Recently I am reading the textbook of Apostol, Mathematical Analysis, Second Edition. On page 7, there is a theorem 1.10: If $n$ is a positive integer with is not a perfect square, then $\sqrt{n}$ is irrational. Then Apostol gave a proof. But I can not understand the line 4 of its proof: " However, if $a^2$ is a multiple of $n,$ $a$ itself must be a multiple of $n,$ since $n$ has no square factors $>1.$" I can not figure out the details here. Actually, I re-express these lines as follows:
Proposition: Assume $n$ and $a$ are positive integers. If $n$ is not a perfect square and contains no square factor $>1,$ then we have: $n\mid a$, provided $n\mid a^2.$
I have tried to prove this proposition, but failed. Can anyone give me some clues?

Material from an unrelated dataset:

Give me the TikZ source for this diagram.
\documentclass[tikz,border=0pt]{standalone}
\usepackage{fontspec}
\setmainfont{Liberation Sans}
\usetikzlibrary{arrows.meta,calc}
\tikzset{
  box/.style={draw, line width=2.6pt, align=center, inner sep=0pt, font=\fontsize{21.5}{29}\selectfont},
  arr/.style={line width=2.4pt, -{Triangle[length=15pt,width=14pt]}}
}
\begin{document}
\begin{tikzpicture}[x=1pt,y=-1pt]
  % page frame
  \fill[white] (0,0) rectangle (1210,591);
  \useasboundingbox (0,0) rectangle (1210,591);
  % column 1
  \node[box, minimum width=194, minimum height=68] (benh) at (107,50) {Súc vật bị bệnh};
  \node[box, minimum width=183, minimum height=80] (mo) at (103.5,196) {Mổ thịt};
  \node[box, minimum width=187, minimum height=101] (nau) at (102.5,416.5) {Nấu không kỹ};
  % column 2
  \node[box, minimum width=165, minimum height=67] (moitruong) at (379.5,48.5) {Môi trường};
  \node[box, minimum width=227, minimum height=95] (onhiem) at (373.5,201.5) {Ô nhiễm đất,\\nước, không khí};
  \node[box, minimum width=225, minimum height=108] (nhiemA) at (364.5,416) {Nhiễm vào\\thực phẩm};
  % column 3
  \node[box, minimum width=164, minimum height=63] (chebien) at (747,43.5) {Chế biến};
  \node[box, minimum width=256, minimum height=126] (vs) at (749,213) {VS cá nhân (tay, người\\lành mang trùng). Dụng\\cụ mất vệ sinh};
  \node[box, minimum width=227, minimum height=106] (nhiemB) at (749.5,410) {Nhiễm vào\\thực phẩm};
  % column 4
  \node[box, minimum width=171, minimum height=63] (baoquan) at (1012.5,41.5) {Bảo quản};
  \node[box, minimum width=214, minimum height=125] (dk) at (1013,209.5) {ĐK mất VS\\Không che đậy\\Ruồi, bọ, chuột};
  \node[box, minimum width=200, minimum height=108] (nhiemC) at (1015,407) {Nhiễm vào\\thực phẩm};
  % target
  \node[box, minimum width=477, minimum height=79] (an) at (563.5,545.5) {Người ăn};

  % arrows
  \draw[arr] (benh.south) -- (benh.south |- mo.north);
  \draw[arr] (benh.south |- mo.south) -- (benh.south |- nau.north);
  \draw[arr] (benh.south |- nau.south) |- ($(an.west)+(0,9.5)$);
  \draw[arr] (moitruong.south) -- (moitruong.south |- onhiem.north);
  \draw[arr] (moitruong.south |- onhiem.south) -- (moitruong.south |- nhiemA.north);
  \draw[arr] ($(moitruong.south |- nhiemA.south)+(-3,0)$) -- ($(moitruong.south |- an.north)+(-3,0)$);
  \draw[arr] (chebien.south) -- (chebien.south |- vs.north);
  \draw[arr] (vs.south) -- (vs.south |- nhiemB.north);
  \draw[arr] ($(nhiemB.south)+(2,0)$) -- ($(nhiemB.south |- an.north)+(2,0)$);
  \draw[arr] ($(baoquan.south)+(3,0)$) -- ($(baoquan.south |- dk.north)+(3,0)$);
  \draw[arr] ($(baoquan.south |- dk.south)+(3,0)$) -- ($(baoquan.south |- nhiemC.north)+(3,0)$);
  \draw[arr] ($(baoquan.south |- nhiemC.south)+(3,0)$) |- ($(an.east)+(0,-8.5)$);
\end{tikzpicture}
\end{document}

By the Fundamental Theorem of Arithmetic every integer is the product of a unique set of primes. That is $n = q_1q_2..q_p$. But since $n$ contains no square factors each prime factor is distinct.
Now $n \ | \ a^2 \implies q_j \ | \ a^2$. By Euclid's Lemma $q_j \ | \ a$. And this is true for all $j = 1, 2, .. p$. Again, since the $q_j$'s are distinct primes $ q_1q_2..q_p \ | \ a \implies n \ | \ a$.